Var olan sığınakların büyük çoğunluğu kadınları güçlendirme, destekleme anlayışından uzak bir şekilde, adeta yarı açık cezaevi gibi yürütülmekte. Sığınak çalışması barınma ihtiyacına indirgeniyor, her gün gazetelerin sayfalarına yansıyan kadın cinayetlerine, taciz ve tecavüz haberlerine rağmen, yerel yönetimler hala kadına yönelik şiddete karşı üç maymunu oynamaya devam ediyor. Oysa Belediye Yasası m.14.’e göre büyükşehir belediyeleri ve nüfusu 100 binin üzerindeki belediyelerin kadın sığınağı açması, diğer belediyelerin ise hizmet önceliklerini gözeterek bu hizmetleri sunmayı önüne alması gerekmekte. Türkiye’deki güncel duruma baktığımızda ise nüfusu 100 binin üzerinde olan 215 belediye varken, belediyelere bağlı sığınak sayısının yalnızca 33 olduğunu görüyoruz.

30 büyükşehir belediyesinden ise yalnızca 13’ünün kadın danışma merkezi, 10’unun sığınağı ve 17’sinin ise kreş hizmeti bulunuyor.
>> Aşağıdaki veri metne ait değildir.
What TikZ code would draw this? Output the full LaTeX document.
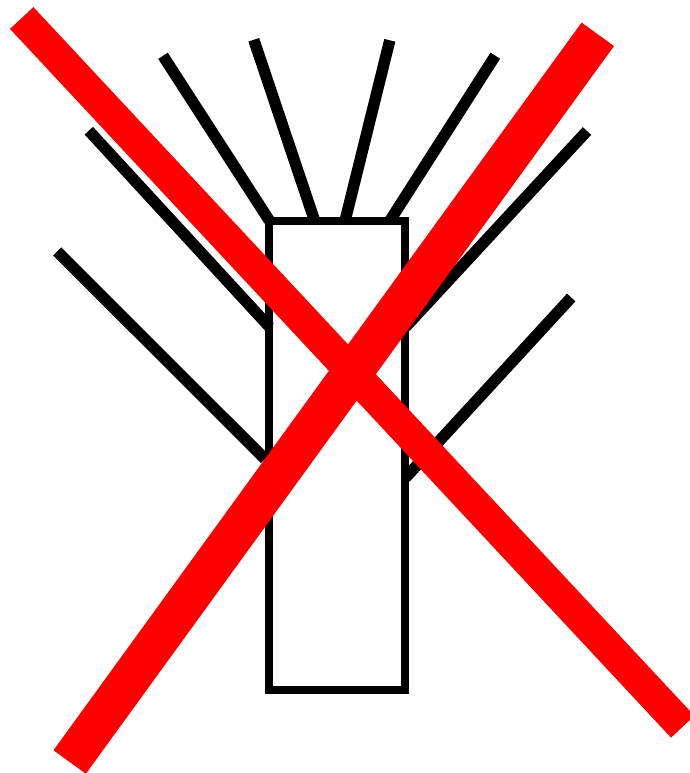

Bu durum, hem belediyelerin kadınlara karşı temel sorumluluklarını ve kanun gerekliliğini yerine getirmediklerinin hem de bu yükümlülük yerine getirilmediğinde herhangi bir yaptırımla karşılaşmadıklarının göstergesi. Kadına yönelik erkek şiddetinin açığa çıkartılması için yıllardır mücadele veren feministler olarak, şiddetin kader, şiddetsiz bir hayatın ise hayal olmadığını biliyoruz. İstanbul Sözleşmesi’nden imzayı çekmekle adeta sözleşmeden kurtulduğu için sevinç naraları atanlara inat, belediyeler İstanbul Sözleşmesi’nin vermiş olduğu ödevleri hayata geçirebilir. Örneğin; tüm belediyeler, toplumsal cinsiyet eşitliğinde farkındalığı artırmak için bilgilendirme çalışmaları, okullarda ve toplum merkezlerinde etkinlikler düzenleyebilir, cinsel şiddet kriz merkezleri açabilir, cinsel şiddet ve cinsel istismarın azalması ve önlenmesi doğrultusunda çalışmalar yürütebilir. Yazacak çook şey var ama yer az. Ezcümle net olan husus şu ki; toplumsal cinsiyet eşitliğinin örülmesinin, korunmasının ve kalıcılaştırılmasının yerinden yönetim ilkesiyle birlikte inşasının gerekmekte olduğudur.